The poor constantly relieved are about seventy-five, casually fifty-five.

 

Eleham is within the ecclesiastical jurisdiction of the diocese of Canterbury, and deanry of its own name.

 

The church, which is dedicated to St. Mary, is large and handsome, consisting of three isles, the middle one having an upper range of windows, and one chancel, having a tower steeple, with a spire shast on it, at the west end, in which are eight bells, a clock, and chimes. Within the altar-rails is a memorial for John Somner, gent. son of the learned William Somner, of Canterbury, obt. 1695; arms, Ermine, a chevron voided. In the chancel a brass plate for Michael Pyx, of Folkestone, mayor and once high bailisf to Yarmouth, obt. 1601. Another for Nicholas Moore, gent. of Bettenham, in Cranbrooke; he died at Wingmer in 1577. In the middle isle a memorial for Captain William Symons, obt. 1674; arms, Parted per pale, and fess, three trefoils slipt. A brass plate for John Hill, dean and vicar of Eleham, obt. 1730. In this church was a lamp burning, called the light of Wyngmer, given before the year 1468, probably by one of the owners of that manor.

 

The church of Eleham was given by archbishop Boniface, lord of the manor of Eleham, and patron of this church appendant to it, at the instance of Walter de Merton, then canon of St.
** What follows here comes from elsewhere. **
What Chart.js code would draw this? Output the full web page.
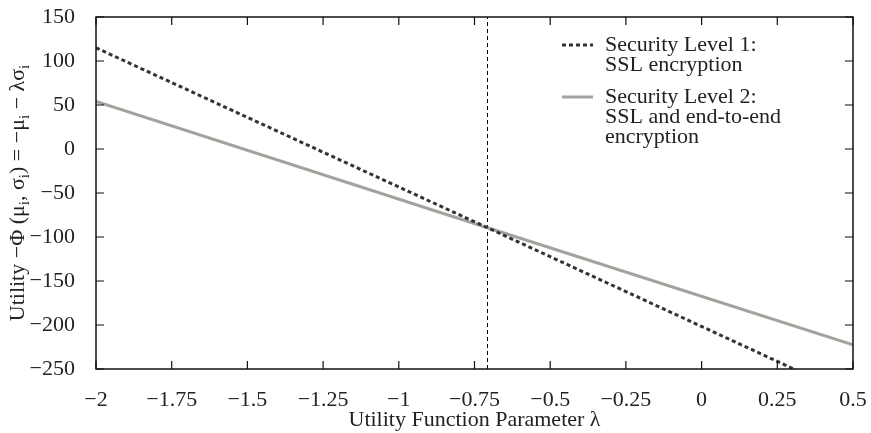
<!DOCTYPE html>
<html>
<head>
<meta charset="utf-8">
<script src="https://cdn.jsdelivr.net/npm/chart.js@4.4.0/dist/chart.umd.min.js"></script>
<style>
  body { margin: 0; background: #fff; }
  #wrap { width: 871px; height: 433px; }
</style>
</head>
<body>
<div id="wrap"><canvas id="myChart" width="871" height="433"></canvas></div>
<script>
// values
const lambdaVals = [-2, -0.707, 0.5];
const level1 = [115, -89.5, -281];
const level2 = [54, -89.5, -222.5];
const cutoff = -0.707;
const yRange = [-250, 150];

const legendLabels = [
  ['Security Level 1:', 'SSL encryption'],
  ['Security Level 2:', 'SSL and end-to-end', 'encryption']
];

// y axis title, pieces flagged true are subscripts
const yTitleParts = [
  ['Utility \u2212\u03a6 (\u03bc', false], ['i', true],
  [', \u03c3', false], ['i', true],
  [') = \u2212\u03bc', false], ['i', true],
  [' \u2212 \u03bb\u03c3', false], ['i', true]
];

const serif = '"Liberation Serif", "DejaVu Serif", serif';
const fontSize = 22;
const minus = v => String(v).replace('-', '\u2212');

const toPts = ys => lambdaVals.map((x, i) => ({ x: x, y: ys[i] }));

const data = {
  datasets: [
    {
      label: legendLabels[0].join(' '),
      data: toPts(level1),
      borderColor: '#333333',
      borderWidth: 3,
      borderDash: [4, 3],
      pointRadius: 0,
      showLine: true
    },
    {
      label: legendLabels[1].join(' '),
      data: toPts(level2),
      borderColor: '#a3a29d',
      borderWidth: 3,
      pointRadius: 0,
      showLine: true
    },
    {
      label: 'cutoff',
      data: yRange.map(y => ({ x: cutoff, y: y })),
      borderColor: '#000',
      borderWidth: 1,
      borderDash: [4, 3],
      pointRadius: 0,
      showLine: true
    }
  ]
};

// frame + inward ticks on all four sides, the y title and the in-plot legend
const framePlugin = {
  id: 'frame',
  afterDraw(chart) {
    const ctx = chart.ctx;
    const a = chart.chartArea;
    const xs = chart.scales.x, ys = chart.scales.y;
    ctx.save();
    ctx.strokeStyle = '#111';
    ctx.lineWidth = 1.5;
    ctx.strokeRect(a.left, a.top, a.right - a.left, a.bottom - a.top);
    ctx.lineWidth = 1.2;
    ctx.beginPath();
    xs.ticks.forEach(t => {
      const px = xs.getPixelForValue(t.value);
      ctx.moveTo(px, a.bottom); ctx.lineTo(px, a.bottom - 8);
      ctx.moveTo(px, a.top); ctx.lineTo(px, a.top + 8);
    });
    ys.ticks.forEach(t => {
      const py = ys.getPixelForValue(t.value);
      ctx.moveTo(a.left, py); ctx.lineTo(a.left + 8, py);
      ctx.moveTo(a.right, py); ctx.lineTo(a.right - 8, py);
    });
    ctx.stroke();

    // y title with real subscripts
    const big = fontSize + 'px ' + serif, small = '15px ' + serif;
    let w = 0;
    yTitleParts.forEach(p => { ctx.font = p[1] ? small : big; w += ctx.measureText(p[0]).width; });
    ctx.save();
    ctx.translate(24, (a.top + a.bottom) / 2);
    ctx.rotate(-Math.PI / 2);
    ctx.fillStyle = '#222';
    ctx.textBaseline = 'alphabetic';
    let cx = -w / 2;
    yTitleParts.forEach(p => {
      ctx.font = p[1] ? small : big;
      ctx.fillText(p[0], cx, p[1] ? 5 : 0);
      cx += ctx.measureText(p[0]).width;
    });
    ctx.restore();

    // legend
    const lx = a.left + 466, tx = a.left + 509;
    let y = a.top + 28;
    ctx.font = big;
    ctx.fillStyle = '#222';
    ctx.textBaseline = 'middle';
    legendLabels.forEach((lines, i) => {
      const ds = chart.data.datasets[i];
      ctx.strokeStyle = ds.borderColor;
      ctx.lineWidth = ds.borderWidth;
      ctx.setLineDash(ds.borderDash || []);
      ctx.beginPath();
      ctx.moveTo(lx, y); ctx.lineTo(lx + 31, y);
      ctx.stroke();
      ctx.setLineDash([]);
      lines.forEach((ln, j) => ctx.fillText(ln, tx, y + j * 20));
      y += lines.length * 20 + 12;
    });
    ctx.restore();
  }
};

const config = {
  type: 'scatter',
  data: data,
  options: {
    responsive: false,
    animation: false,
    layout: { padding: { top: 17, right: 18, left: 0, bottom: 0 } },
    plugins: { legend: { display: false }, tooltip: { enabled: false } },
    scales: {
      x: {
        min: -2, max: 0.5,
        grid: { display: false },
        border: { display: false },
        afterFit: s => { s.height = 64; s.paddingLeft = 0; s.paddingRight = 0; },
        ticks: {
          stepSize: 0.25,
          padding: 10,
          maxRotation: 0,
          autoSkip: false,
          color: '#222',
          font: { family: serif, size: fontSize },
          callback: v => minus(v)
        },
        title: {
          display: true,
          text: 'Utility Function Parameter \u03bb',
          color: '#222',
          font: { family: serif, size: fontSize },
          padding: { top: 0, bottom: 0 }
        }
      },
      y: {
        min: yRange[0], max: yRange[1],
        grid: { display: false },
        border: { display: false },
        afterFit: s => { s.width = 96; s.paddingTop = 0; s.paddingBottom = 0; },
        ticks: {
          stepSize: 50,
          padding: 13,
          color: '#222',
          font: { family: serif, size: fontSize },
          callback: v => minus(v)
        }
      }
    }
  },
  plugins: [framePlugin]
};

const myChart = new Chart(document.getElementById('myChart'), config);
</script>
</body>
</html>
Paul's, and afterwards bishop of Rochester, to the college founded by the latter in 1263, at Maldon, in Surry. (fn. 9) After which the archbishop, in 1268, appropriated this church to the college, whenever it should become vacant by the death or cession of the rector of it, saving a reasonable vicarage of thirty marcs, to be endowed by him in it, to which the warden of the college should present to him and his successors, a fit vicar, as often as it should be vacant, to be nominated to the warden by the archbishop; otherwise the archbishop and his successors should freely from thence dispose of the vicarage for that turn. (fn. 10)

 

¶The year before this, Walter de Merton had begun a house in Oxford, whither some of the scholars were from time to time to resort for the advancement of their studies, to which the whole society of Maldon was, within a few years afterwards, removed, and both societies united at Oxford, under the name of the warden and fellows of Merton college. This portion of thirty marcs, which was a stated salary, and not tithes, &c. to that amount, was continued by a subsequent composition or decree of archbishop Warham, in 1532; but in 1559, the college, of their own accord, agreed to let the vicarial tithes, &c. to Thomas Carden, then vicar, at an easy rent, upon his discharging the college from the before-mentioned portion of thirty marcs: and this lease, with the like condition, has been renewed to every subsequent vicar ever since; and as an addition to their income, the vicars have for some time had another lease, of some wood grounds here, from the college. (fn. 11)

 

The appropriation or parsonage of this church is now held by lease from the warden and fellows, by the Rev. John Kenward Shaw Brooke, of Town-Malling. The archbishop nominates a clerk to the vicarage of it, whom the warden and fellows above-mentioned present to him for institution.

 

This vicarage is valued in the king's books at twenty pounds, (being the original endowment of thirty marcs), and the yearly tenths at two pounds, the clear yearly certified value of it being 59l. 15s. 2d. In 1640 it was valued at one hundred pounds per annum. Communicants six hundred. It is now of about the yearly value of one hundred and fifty pounds.

 

All the lands in this parish pay tithes to the rector or vicar, excepting Parkgate farm, Farthingsole farm, and Eleham-park wood, all belonging to the lord of Eleham manor, which claim a modus in lieu of tithes, of twenty shillings yearly paid to the vicar. The manor farm of Clavertigh, belonging to Sir John Honywood, bart and a parcel of lands called Mount Bottom, belonging to the Rev. Mr. Thomas Tournay, of Dover, claim a like modus in lieu of tithes.